:: Extracted records ::
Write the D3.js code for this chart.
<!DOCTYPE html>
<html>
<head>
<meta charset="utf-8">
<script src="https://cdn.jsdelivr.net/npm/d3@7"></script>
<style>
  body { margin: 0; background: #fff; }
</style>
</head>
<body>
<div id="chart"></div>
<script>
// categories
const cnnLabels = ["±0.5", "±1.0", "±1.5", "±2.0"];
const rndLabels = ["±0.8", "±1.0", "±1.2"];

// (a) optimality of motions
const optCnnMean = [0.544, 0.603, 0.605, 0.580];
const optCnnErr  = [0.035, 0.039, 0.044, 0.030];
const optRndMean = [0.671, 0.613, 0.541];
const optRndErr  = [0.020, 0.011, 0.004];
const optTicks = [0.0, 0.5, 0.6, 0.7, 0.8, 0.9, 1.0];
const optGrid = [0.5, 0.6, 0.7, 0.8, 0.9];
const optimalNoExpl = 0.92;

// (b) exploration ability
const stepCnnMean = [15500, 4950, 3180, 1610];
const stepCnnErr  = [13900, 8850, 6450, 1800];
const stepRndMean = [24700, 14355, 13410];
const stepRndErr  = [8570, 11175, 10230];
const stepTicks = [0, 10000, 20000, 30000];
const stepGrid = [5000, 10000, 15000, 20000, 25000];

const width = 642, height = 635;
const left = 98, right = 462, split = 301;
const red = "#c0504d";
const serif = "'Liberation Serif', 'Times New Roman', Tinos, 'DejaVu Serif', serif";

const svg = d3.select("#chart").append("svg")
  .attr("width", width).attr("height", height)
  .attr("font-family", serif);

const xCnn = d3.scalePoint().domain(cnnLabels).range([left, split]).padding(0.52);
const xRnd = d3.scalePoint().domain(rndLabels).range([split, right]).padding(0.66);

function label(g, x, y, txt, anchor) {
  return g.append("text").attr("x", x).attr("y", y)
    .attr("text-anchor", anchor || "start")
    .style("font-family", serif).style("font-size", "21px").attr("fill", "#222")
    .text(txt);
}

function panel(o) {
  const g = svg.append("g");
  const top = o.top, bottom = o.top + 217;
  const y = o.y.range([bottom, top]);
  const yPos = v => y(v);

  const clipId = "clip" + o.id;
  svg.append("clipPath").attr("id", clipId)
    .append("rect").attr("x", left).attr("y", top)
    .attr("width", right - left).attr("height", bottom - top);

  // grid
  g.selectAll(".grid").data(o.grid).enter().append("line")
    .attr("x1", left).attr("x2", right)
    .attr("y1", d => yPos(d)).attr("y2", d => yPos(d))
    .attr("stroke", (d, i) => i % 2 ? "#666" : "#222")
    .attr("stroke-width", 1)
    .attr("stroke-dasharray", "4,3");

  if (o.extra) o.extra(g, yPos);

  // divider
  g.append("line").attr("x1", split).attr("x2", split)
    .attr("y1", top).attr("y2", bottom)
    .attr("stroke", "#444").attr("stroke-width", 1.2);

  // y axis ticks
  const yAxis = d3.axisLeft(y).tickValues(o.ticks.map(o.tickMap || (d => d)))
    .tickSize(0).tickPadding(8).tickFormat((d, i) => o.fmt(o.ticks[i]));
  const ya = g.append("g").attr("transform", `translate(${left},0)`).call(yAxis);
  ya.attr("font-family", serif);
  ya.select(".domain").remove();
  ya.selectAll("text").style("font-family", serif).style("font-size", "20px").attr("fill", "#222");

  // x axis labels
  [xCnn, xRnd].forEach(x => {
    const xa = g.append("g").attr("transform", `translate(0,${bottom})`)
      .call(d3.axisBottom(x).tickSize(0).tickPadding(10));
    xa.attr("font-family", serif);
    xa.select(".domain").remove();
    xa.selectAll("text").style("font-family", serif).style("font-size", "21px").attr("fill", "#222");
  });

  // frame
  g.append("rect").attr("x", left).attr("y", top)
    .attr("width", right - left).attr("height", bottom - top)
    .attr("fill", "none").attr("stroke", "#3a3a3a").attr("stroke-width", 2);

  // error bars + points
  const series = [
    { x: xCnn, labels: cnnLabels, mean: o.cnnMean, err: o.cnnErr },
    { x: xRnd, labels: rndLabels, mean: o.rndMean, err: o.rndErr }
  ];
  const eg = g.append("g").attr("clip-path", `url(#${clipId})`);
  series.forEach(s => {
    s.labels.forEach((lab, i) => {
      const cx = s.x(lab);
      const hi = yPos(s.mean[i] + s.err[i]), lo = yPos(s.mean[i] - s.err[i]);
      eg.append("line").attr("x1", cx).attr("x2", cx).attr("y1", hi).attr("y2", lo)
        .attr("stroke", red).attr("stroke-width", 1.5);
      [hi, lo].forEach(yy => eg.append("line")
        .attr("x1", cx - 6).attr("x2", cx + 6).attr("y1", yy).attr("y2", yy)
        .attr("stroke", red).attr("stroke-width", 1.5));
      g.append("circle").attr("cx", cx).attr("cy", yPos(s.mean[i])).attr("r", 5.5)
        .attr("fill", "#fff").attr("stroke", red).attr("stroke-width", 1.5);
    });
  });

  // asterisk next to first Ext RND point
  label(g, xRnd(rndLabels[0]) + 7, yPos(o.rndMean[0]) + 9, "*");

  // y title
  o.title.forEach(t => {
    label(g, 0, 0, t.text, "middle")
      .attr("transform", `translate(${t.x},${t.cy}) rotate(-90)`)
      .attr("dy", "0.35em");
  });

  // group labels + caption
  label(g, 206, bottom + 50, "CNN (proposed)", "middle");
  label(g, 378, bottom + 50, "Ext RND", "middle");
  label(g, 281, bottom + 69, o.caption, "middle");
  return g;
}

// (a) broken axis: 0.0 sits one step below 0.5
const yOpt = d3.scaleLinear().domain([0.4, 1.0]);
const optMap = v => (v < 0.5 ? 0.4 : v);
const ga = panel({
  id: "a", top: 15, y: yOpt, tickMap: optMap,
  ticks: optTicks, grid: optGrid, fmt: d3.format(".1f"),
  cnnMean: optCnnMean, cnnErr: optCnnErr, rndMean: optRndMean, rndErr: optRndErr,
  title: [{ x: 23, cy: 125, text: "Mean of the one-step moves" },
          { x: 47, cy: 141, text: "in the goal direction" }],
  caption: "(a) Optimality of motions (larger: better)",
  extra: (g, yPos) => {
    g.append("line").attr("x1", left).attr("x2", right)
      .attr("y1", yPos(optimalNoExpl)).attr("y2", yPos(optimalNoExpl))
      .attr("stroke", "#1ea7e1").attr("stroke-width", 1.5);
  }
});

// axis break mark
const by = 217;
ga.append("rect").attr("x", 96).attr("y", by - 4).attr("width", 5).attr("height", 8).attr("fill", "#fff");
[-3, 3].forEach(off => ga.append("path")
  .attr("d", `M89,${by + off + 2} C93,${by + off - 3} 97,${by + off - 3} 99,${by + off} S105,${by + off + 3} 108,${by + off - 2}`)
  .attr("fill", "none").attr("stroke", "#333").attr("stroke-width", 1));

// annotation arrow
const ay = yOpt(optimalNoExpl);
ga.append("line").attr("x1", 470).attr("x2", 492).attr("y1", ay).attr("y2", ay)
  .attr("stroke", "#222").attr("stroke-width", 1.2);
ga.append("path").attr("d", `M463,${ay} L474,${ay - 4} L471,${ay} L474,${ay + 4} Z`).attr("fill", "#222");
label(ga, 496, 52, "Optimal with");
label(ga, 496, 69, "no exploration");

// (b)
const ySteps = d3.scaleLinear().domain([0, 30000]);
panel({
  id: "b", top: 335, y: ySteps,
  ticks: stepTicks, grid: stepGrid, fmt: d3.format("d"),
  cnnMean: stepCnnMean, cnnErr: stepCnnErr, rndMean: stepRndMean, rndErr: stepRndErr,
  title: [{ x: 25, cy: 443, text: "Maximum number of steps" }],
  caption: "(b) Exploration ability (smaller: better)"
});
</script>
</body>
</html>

* * *

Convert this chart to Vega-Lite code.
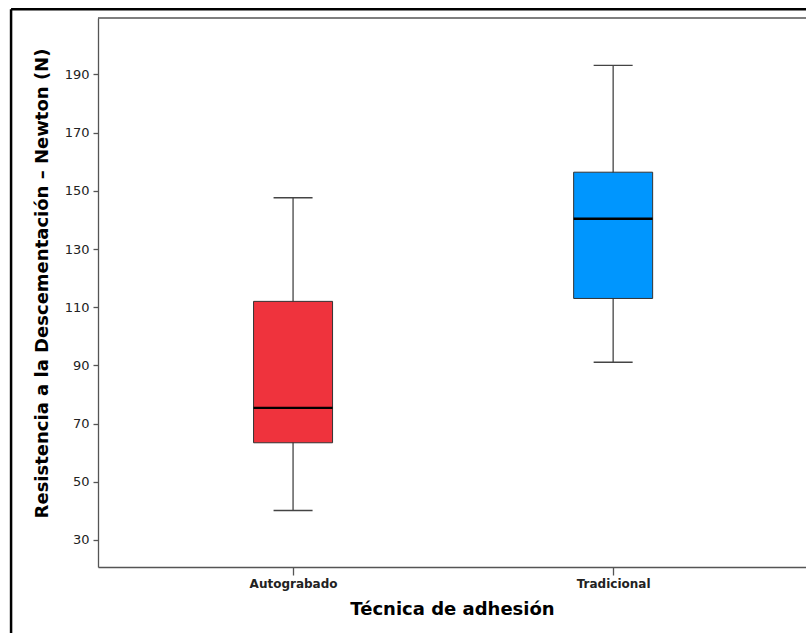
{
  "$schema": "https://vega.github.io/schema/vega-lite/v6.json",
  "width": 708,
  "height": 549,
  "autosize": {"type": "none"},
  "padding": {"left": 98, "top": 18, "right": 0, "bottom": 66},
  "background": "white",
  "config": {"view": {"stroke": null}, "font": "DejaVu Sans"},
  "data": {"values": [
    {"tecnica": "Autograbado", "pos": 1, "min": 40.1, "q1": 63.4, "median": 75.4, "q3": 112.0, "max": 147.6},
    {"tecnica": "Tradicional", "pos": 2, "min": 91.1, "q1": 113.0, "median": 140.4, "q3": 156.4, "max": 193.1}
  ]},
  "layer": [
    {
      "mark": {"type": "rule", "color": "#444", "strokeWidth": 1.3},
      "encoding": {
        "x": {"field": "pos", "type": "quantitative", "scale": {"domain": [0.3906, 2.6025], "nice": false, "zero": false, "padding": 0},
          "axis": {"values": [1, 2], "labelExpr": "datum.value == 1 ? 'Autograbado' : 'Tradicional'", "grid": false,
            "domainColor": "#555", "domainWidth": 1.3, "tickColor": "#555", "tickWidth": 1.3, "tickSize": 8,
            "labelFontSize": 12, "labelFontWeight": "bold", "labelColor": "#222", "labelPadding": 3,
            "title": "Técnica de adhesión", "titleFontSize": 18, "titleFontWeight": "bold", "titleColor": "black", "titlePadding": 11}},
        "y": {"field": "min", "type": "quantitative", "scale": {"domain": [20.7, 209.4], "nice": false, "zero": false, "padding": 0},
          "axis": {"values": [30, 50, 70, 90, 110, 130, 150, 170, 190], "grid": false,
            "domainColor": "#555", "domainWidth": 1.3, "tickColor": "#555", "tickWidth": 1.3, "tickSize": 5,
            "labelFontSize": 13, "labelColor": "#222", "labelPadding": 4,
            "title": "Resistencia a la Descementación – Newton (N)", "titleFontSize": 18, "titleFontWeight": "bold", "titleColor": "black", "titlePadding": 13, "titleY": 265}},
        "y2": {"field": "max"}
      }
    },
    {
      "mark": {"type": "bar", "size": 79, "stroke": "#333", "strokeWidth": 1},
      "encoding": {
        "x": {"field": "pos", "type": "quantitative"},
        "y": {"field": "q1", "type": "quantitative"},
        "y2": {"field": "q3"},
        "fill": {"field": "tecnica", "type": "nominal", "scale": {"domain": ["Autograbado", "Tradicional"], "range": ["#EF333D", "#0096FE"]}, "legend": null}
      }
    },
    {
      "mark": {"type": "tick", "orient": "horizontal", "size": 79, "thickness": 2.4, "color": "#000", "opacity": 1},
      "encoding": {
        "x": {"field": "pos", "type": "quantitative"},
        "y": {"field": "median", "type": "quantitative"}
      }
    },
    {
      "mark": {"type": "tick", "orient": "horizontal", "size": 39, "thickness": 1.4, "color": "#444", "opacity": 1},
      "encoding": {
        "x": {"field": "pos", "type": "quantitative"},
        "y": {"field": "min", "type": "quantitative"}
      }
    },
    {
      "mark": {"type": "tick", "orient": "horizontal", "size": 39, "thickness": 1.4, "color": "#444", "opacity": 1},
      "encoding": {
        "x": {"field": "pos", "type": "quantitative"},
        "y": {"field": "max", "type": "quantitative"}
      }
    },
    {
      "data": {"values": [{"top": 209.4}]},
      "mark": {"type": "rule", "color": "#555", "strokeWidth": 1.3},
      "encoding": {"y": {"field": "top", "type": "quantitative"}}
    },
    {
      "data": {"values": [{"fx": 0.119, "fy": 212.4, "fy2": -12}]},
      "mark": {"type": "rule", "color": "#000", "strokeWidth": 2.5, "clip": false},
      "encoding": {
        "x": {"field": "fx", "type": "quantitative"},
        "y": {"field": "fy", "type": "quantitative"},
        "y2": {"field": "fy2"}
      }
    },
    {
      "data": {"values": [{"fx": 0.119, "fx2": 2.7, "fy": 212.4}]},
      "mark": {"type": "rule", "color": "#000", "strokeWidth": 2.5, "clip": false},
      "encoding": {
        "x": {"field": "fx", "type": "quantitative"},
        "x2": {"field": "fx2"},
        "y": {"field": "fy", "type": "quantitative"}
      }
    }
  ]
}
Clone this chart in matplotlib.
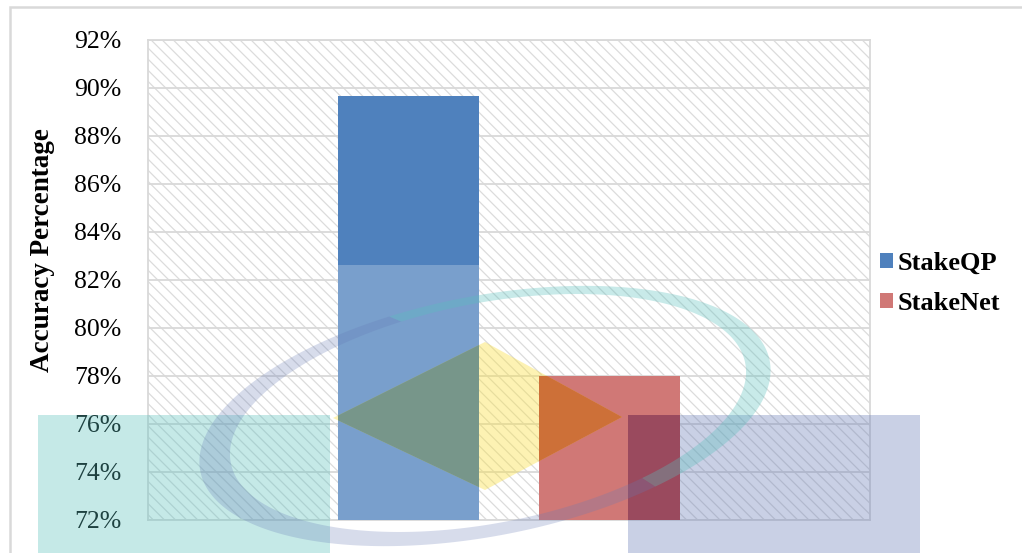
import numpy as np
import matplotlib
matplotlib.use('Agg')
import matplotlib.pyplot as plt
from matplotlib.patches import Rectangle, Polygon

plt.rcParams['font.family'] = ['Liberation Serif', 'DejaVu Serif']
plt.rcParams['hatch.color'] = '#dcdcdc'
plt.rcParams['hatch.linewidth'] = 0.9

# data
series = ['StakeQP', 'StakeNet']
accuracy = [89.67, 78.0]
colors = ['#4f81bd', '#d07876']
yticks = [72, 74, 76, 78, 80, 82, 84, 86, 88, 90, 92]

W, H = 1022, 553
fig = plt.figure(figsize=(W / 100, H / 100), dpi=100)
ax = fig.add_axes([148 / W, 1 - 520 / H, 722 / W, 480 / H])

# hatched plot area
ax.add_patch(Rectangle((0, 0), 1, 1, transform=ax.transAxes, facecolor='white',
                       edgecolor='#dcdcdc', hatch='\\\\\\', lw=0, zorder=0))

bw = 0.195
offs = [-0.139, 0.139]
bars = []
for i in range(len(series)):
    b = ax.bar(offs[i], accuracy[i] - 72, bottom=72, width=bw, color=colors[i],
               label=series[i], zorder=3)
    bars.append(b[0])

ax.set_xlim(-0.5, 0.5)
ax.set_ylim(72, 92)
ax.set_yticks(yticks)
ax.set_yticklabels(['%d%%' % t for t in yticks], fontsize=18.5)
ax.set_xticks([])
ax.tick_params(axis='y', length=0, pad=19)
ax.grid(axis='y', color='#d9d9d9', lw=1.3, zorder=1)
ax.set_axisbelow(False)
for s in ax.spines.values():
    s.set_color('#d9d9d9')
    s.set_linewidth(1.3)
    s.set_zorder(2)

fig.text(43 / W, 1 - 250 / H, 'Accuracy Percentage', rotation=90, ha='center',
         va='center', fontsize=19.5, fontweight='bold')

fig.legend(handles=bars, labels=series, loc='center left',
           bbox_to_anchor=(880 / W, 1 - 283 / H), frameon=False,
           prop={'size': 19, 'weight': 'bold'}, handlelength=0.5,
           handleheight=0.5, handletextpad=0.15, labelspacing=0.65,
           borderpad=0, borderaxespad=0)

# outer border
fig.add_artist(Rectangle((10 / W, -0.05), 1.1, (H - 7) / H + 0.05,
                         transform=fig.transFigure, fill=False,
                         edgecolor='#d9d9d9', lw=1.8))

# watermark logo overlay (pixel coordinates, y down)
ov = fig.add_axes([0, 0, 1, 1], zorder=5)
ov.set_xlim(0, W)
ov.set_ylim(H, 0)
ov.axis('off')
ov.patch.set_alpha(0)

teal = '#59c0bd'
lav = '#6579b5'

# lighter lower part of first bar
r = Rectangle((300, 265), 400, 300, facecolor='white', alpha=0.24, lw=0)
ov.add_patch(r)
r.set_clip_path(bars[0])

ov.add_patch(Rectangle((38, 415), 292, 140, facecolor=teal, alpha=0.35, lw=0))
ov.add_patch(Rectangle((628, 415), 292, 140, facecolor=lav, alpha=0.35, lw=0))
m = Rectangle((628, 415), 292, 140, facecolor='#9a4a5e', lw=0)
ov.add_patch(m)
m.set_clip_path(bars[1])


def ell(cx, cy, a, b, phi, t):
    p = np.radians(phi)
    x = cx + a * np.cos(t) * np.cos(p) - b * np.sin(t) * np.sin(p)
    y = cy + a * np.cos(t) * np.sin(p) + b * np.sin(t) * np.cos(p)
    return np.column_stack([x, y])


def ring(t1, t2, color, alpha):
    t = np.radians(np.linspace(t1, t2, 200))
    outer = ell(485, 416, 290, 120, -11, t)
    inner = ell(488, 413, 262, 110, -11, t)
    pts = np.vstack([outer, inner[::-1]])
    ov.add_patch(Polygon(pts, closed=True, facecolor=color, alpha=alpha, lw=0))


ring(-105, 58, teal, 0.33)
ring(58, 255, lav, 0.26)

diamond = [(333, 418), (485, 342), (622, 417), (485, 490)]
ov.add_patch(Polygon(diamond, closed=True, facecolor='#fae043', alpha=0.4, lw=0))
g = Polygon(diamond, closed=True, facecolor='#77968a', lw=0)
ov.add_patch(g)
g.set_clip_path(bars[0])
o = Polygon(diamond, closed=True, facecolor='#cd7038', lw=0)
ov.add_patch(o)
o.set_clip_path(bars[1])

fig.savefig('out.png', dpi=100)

--

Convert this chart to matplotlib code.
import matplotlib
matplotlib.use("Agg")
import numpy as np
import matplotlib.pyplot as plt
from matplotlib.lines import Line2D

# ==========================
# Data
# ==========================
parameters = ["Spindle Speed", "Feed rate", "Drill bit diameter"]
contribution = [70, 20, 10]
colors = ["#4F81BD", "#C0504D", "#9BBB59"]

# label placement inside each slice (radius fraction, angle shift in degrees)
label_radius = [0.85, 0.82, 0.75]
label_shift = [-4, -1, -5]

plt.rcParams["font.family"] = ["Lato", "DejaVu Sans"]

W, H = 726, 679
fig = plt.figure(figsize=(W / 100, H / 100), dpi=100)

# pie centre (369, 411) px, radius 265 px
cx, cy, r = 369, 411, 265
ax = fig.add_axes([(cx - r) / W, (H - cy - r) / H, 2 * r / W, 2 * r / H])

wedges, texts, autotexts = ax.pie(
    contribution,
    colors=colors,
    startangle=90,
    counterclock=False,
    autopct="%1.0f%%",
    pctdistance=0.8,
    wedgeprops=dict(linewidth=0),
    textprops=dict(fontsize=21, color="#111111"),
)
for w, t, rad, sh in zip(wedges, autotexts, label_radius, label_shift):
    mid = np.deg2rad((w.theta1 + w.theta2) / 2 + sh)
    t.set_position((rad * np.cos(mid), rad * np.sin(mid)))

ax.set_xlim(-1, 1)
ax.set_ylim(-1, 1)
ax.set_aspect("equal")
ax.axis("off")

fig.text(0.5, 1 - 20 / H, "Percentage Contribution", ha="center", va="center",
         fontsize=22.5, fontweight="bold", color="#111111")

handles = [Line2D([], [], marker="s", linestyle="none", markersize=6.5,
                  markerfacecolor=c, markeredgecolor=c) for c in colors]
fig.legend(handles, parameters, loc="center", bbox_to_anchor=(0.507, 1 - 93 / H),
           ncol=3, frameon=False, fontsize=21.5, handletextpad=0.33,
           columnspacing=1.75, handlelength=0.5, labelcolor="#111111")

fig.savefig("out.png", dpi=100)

:: Problem statement ::
Within the data above, pick out all lines holding the word "code".

:: Task answer ::
Write the D3.js code for this chart.
Convert this chart to Vega-Lite code.
Convert this chart to matplotlib code.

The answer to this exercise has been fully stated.